> _REQUEST_:
Omit every picture while repeating the entries exactly.

> _DATASET ROWS_:
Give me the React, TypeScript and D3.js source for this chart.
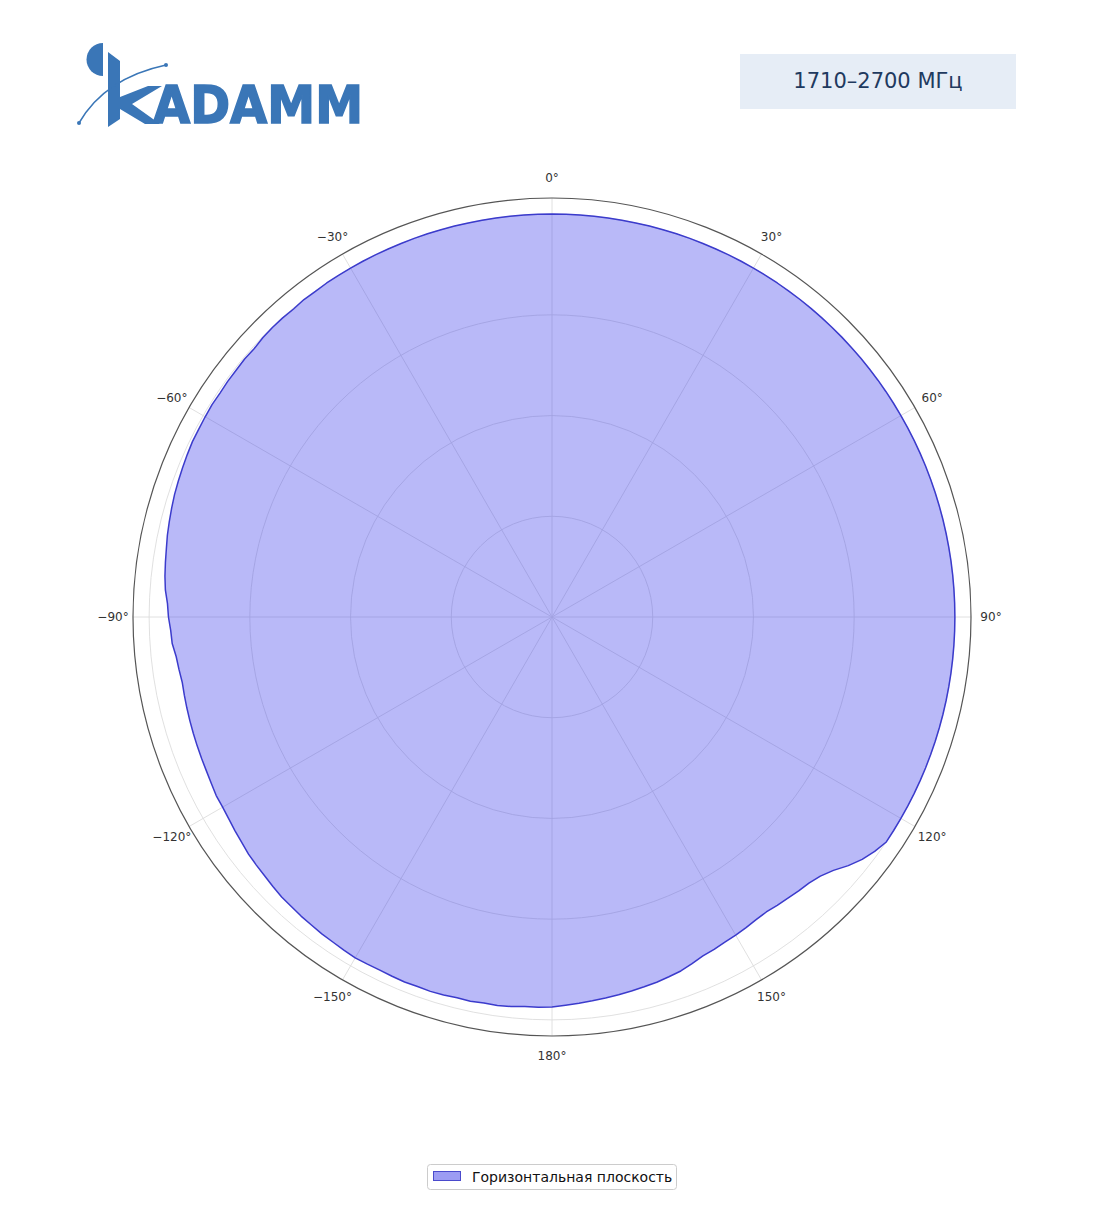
import React from "react";
import * as d3 from "d3";

// Angular sampling grid (degrees, clockwise from top)
const angles: number[] = d3.range(-180, 180, 2);

// Normalised horizontal-plane pattern, one value per angle above
const gainH: number[] = [
  0.968, 0.969, 0.969, 0.972, 0.974, 0.973, 0.975, 0.974, 0.976, 0.977,
  0.976, 0.977, 0.976, 0.975, 0.976, 0.977, 0.975, 0.973, 0.972, 0.970,
  0.969, 0.967, 0.966, 0.963, 0.960, 0.958, 0.956, 0.952, 0.949, 0.946,
  0.944, 0.944, 0.941, 0.939, 0.938, 0.937, 0.936, 0.935, 0.934, 0.933,
  0.932, 0.935, 0.938, 0.945, 0.947, 0.952, 0.955, 0.962, 0.966, 0.969,
  0.972, 0.976, 0.979, 0.982, 0.985, 0.987, 0.989, 0.991, 0.993, 0.993,
  0.994, 0.995, 0.994, 0.995, 0.995, 0.996, 0.995, 0.998, 0.999, 0.999,
  0.998, 1.0, 0.999, 1.0, 1.0, 1.0,
  // -28 .. 124
  1.0, 1.0, 1.0, 1.0, 1.0, 1.0, 1.0, 1.0, 1.0, 1.0, 1.0,
  1.0, 1.0, 1.0, 1.0, 1.0, 1.0, 1.0, 1.0, 1.0, 1.0, 1.0,
  1.0, 1.0, 1.0, 1.0, 1.0, 1.0, 1.0, 1.0, 1.0, 1.0, 1.0,
  1.0, 1.0, 1.0, 1.0, 1.0, 1.0, 1.0, 1.0, 1.0, 1.0, 1.0,
  1.0, 1.0, 1.0, 1.0, 1.0, 1.0, 1.0, 1.0, 1.0, 1.0, 1.0,
  1.0, 1.0, 1.0, 1.0, 1.0, 1.0, 1.0, 1.0, 1.0, 1.0, 1.0,
  1.0, 1.0, 1.0, 1.0, 1.0, 1.0, 1.0, 1.0, 1.0, 1.0, 1.0,
  // 126 .. 178
  0.99, 0.977, 0.96, 0.94, 0.926, 0.918, 0.915, 0.911, 0.908, 0.905,
  0.906, 0.909, 0.912, 0.914, 0.918, 0.921, 0.928, 0.935, 0.939, 0.943,
  0.946, 0.949, 0.952, 0.955, 0.958, 0.961, 0.964,
];

const angularTicks: number[] = [0, 30, 60, 90, 120, 150, 180, -150, -120, -90, -60, -30];
const radialTicks: number[] = [0.25, 0.5, 0.75, 1.0];
const radialMax = 1.04;

const titleText = "1710–2700 МГц";
const legendLabel = "Горизонтальная плоскость";
const logoText = "ADAMM";

const W = 1104;
const H = 1211;
const cx = 552;
const cy = 617;
const R = 419;
const FONT = "DejaVu Sans, sans-serif";
const LOGO = "#3a76b7";

function fmtDeg(a: number) {
  return (a < 0 ? "\u2212" + Math.abs(a) : String(a)) + "°";
}

export default function App() {
  const r = d3.scaleLinear().domain([0, radialMax]).range([0, R]);
  const data = angles.map((a, i) => ({ a, v: gainH[i] }));
  const area = d3
    .lineRadial<{ a: number; v: number }>()
    .angle((d) => (d.a * Math.PI) / 180)
    .radius((d) => r(d.v))
    .curve(d3.curveLinearClosed);
  const pathD = area(data) || "";

  return (
    <svg
      width={W}
      height={H}
      style={{ position: "absolute", left: 0, top: 0, background: "#fff" }}
      fontFamily={FONT}
    >
      {/* Logo */}
      <g>
        <path d="M103,43 A16.5,16.5 0 0 0 103,76 Z" fill={LOGO} />
        <path
          d="M108,52 L120,61 L120,97 L148,86 L162,86 L132,104 L160,124 L145,124 L120,109 L120,119 L108,127 Z"
          fill={LOGO}
        />
        <path d="M79,123 Q105,78 166,65" fill="none" stroke={LOGO} strokeWidth={1.5} />
        <circle cx={79} cy={123} r={2} fill={LOGO} />
        <circle cx={166} cy={65} r={2} fill={LOGO} />
        <text
          x={153}
          y={123}
          fontSize={51}
          fontWeight="bold"
          fill={LOGO}
          stroke={LOGO}
          strokeWidth={1.6}
          strokeLinejoin="miter"
          textLength={210}
          lengthAdjust="spacingAndGlyphs"
        >
          {logoText}
        </text>
      </g>

      {/* Title box */}
      <rect x={740} y={54} width={276} height={55} fill="#e6edf6" />
      <text
        x={878}
        y={81}
        fontSize={21}
        fill="#1f3a5f"
        textAnchor="middle"
        dominantBaseline="central"
      >
        {titleText}
      </text>

      {/* Polar chart */}
      <g transform={`translate(${cx},${cy})`}>
        {radialTicks.map((t) => (
          <circle key={t} r={r(t)} fill="none" stroke="#dcdcdc" strokeWidth={0.9} />
        ))}
        {angularTicks.map((a) => {
          const rad = (a * Math.PI) / 180;
          return (
            <line
              key={a}
              x1={0}
              y1={0}
              x2={R * Math.sin(rad)}
              y2={-R * Math.cos(rad)}
              stroke="#dcdcdc"
              strokeWidth={0.9}
            />
          );
        })}
        <path d={pathD} fill="rgb(60,60,235)" fillOpacity={0.36} stroke="none" />
        <path d={pathD} fill="none" stroke="#3b3bcc" strokeWidth={1.5} strokeLinejoin="round" />
        <circle r={R} fill="none" stroke="#555" strokeWidth={1.2} />
        {angularTicks.map((a) => {
          const rad = (a * Math.PI) / 180;
          const lr = R + 20;
          return (
            <text
              key={"l" + a}
              x={lr * Math.sin(rad)}
              y={-lr * Math.cos(rad)}
              fontSize={12}
              fill="#333"
              textAnchor="middle"
              dominantBaseline="central"
            >
              {fmtDeg(a)}
            </text>
          );
        })}
      </g>

      {/* Legend */}
      <g>
        <rect x={427.5} y={1164.5} width={249} height={25} rx={3} fill="#fff" stroke="#cccccc" />
        <rect x={433.5} y={1171.5} width={27} height={9} fill="rgb(90,90,235)" fillOpacity={0.6} stroke="#4a4acc" />
        <text x={472} y={1177} fontSize={14} fill="#111" dominantBaseline="central">
          {legendLabel}
        </text>
      </g>
    </svg>
  );
}
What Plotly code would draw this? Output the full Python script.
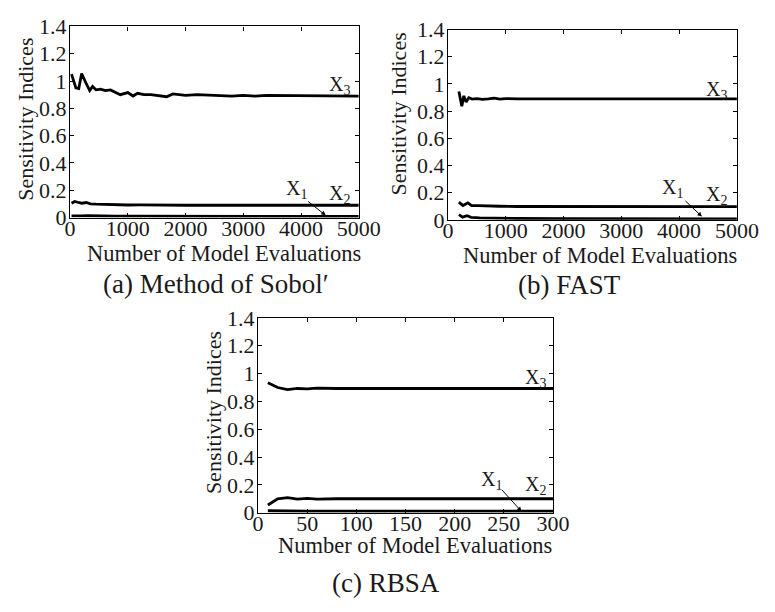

> _FINAL RESULT_:
Give me the React, TypeScript and D3.js source for this chart.
import React from "react";
import * as d3 from "d3";

// Angular sampling grid (degrees, clockwise from top)
const angles: number[] = d3.range(-180, 180, 2);

// Normalised horizontal-plane pattern, one value per angle above
const gainH: number[] = [
  0.968, 0.969, 0.969, 0.972, 0.974, 0.973, 0.975, 0.974, 0.976, 0.977,
  0.976, 0.977, 0.976, 0.975, 0.976, 0.977, 0.975, 0.973, 0.972, 0.970,
  0.969, 0.967, 0.966, 0.963, 0.960, 0.958, 0.956, 0.952, 0.949, 0.946,
  0.944, 0.944, 0.941, 0.939, 0.938, 0.937, 0.936, 0.935, 0.934, 0.933,
  0.932, 0.935, 0.938, 0.945, 0.947, 0.952, 0.955, 0.962, 0.966, 0.969,
  0.972, 0.976, 0.979, 0.982, 0.985, 0.987, 0.989, 0.991, 0.993, 0.993,
  0.994, 0.995, 0.994, 0.995, 0.995, 0.996, 0.995, 0.998, 0.999, 0.999,
  0.998, 1.0, 0.999, 1.0, 1.0, 1.0,
  // -28 .. 124
  1.0, 1.0, 1.0, 1.0, 1.0, 1.0, 1.0, 1.0, 1.0, 1.0, 1.0,
  1.0, 1.0, 1.0, 1.0, 1.0, 1.0, 1.0, 1.0, 1.0, 1.0, 1.0,
  1.0, 1.0, 1.0, 1.0, 1.0, 1.0, 1.0, 1.0, 1.0, 1.0, 1.0,
  1.0, 1.0, 1.0, 1.0, 1.0, 1.0, 1.0, 1.0, 1.0, 1.0, 1.0,
  1.0, 1.0, 1.0, 1.0, 1.0, 1.0, 1.0, 1.0, 1.0, 1.0, 1.0,
  1.0, 1.0, 1.0, 1.0, 1.0, 1.0, 1.0, 1.0, 1.0, 1.0, 1.0,
  1.0, 1.0, 1.0, 1.0, 1.0, 1.0, 1.0, 1.0, 1.0, 1.0, 1.0,
  // 126 .. 178
  0.99, 0.977, 0.96, 0.94, 0.926, 0.918, 0.915, 0.911, 0.908, 0.905,
  0.906, 0.909, 0.912, 0.914, 0.918, 0.921, 0.928, 0.935, 0.939, 0.943,
  0.946, 0.949, 0.952, 0.955, 0.958, 0.961, 0.964,
];

const angularTicks: number[] = [0, 30, 60, 90, 120, 150, 180, -150, -120, -90, -60, -30];
const radialTicks: number[] = [0.25, 0.5, 0.75, 1.0];
const radialMax = 1.04;

const titleText = "1710–2700 МГц";
const legendLabel = "Горизонтальная плоскость";
const logoText = "ADAMM";

const W = 1104;
const H = 1211;
const cx = 552;
const cy = 617;
const R = 419;
const FONT = "DejaVu Sans, sans-serif";
const LOGO = "#3a76b7";

function fmtDeg(a: number) {
  return (a < 0 ? "\u2212" + Math.abs(a) : String(a)) + "°";
}

export default function App() {
  const r = d3.scaleLinear().domain([0, radialMax]).range([0, R]);
  const data = angles.map((a, i) => ({ a, v: gainH[i] }));
  const area = d3
    .lineRadial<{ a: number; v: number }>()
    .angle((d) => (d.a * Math.PI) / 180)
    .radius((d) => r(d.v))
    .curve(d3.curveLinearClosed);
  const pathD = area(data) || "";

  return (
    <svg
      width={W}
      height={H}
      style={{ position: "absolute", left: 0, top: 0, background: "#fff" }}
      fontFamily={FONT}
    >
      {/* Logo */}
      <g>
        <path d="M103,43 A16.5,16.5 0 0 0 103,76 Z" fill={LOGO} />
        <path
          d="M108,52 L120,61 L120,97 L148,86 L162,86 L132,104 L160,124 L145,124 L120,109 L120,119 L108,127 Z"
          fill={LOGO}
        />
        <path d="M79,123 Q105,78 166,65" fill="none" stroke={LOGO} strokeWidth={1.5} />
        <circle cx={79} cy={123} r={2} fill={LOGO} />
        <circle cx={166} cy={65} r={2} fill={LOGO} />
        <text
          x={153}
          y={123}
          fontSize={51}
          fontWeight="bold"
          fill={LOGO}
          stroke={LOGO}
          strokeWidth={1.6}
          strokeLinejoin="miter"
          textLength={210}
          lengthAdjust="spacingAndGlyphs"
        >
          {logoText}
        </text>
      </g>

      {/* Title box */}
      <rect x={740} y={54} width={276} height={55} fill="#e6edf6" />
      <text
        x={878}
        y={81}
        fontSize={21}
        fill="#1f3a5f"
        textAnchor="middle"
        dominantBaseline="central"
      >
        {titleText}
      </text>

      {/* Polar chart */}
      <g transform={`translate(${cx},${cy})`}>
        {radialTicks.map((t) => (
          <circle key={t} r={r(t)} fill="none" stroke="#dcdcdc" strokeWidth={0.9} />
        ))}
        {angularTicks.map((a) => {
          const rad = (a * Math.PI) / 180;
          return (
            <line
              key={a}
              x1={0}
              y1={0}
              x2={R * Math.sin(rad)}
              y2={-R * Math.cos(rad)}
              stroke="#dcdcdc"
              strokeWidth={0.9}
            />
          );
        })}
        <path d={pathD} fill="rgb(60,60,235)" fillOpacity={0.36} stroke="none" />
        <path d={pathD} fill="none" stroke="#3b3bcc" strokeWidth={1.5} strokeLinejoin="round" />
        <circle r={R} fill="none" stroke="#555" strokeWidth={1.2} />
        {angularTicks.map((a) => {
          const rad = (a * Math.PI) / 180;
          const lr = R + 20;
          return (
            <text
              key={"l" + a}
              x={lr * Math.sin(rad)}
              y={-lr * Math.cos(rad)}
              fontSize={12}
              fill="#333"
              textAnchor="middle"
              dominantBaseline="central"
            >
              {fmtDeg(a)}
            </text>
          );
        })}
      </g>

      {/* Legend */}
      <g>
        <rect x={427.5} y={1164.5} width={249} height={25} rx={3} fill="#fff" stroke="#cccccc" />
        <rect x={433.5} y={1171.5} width={27} height={9} fill="rgb(90,90,235)" fillOpacity={0.6} stroke="#4a4acc" />
        <text x={472} y={1177} fontSize={14} fill="#111" dominantBaseline="central">
          {legendLabel}
        </text>
      </g>
    </svg>
  );
}
What Plotly code would draw this? Output the full Python script.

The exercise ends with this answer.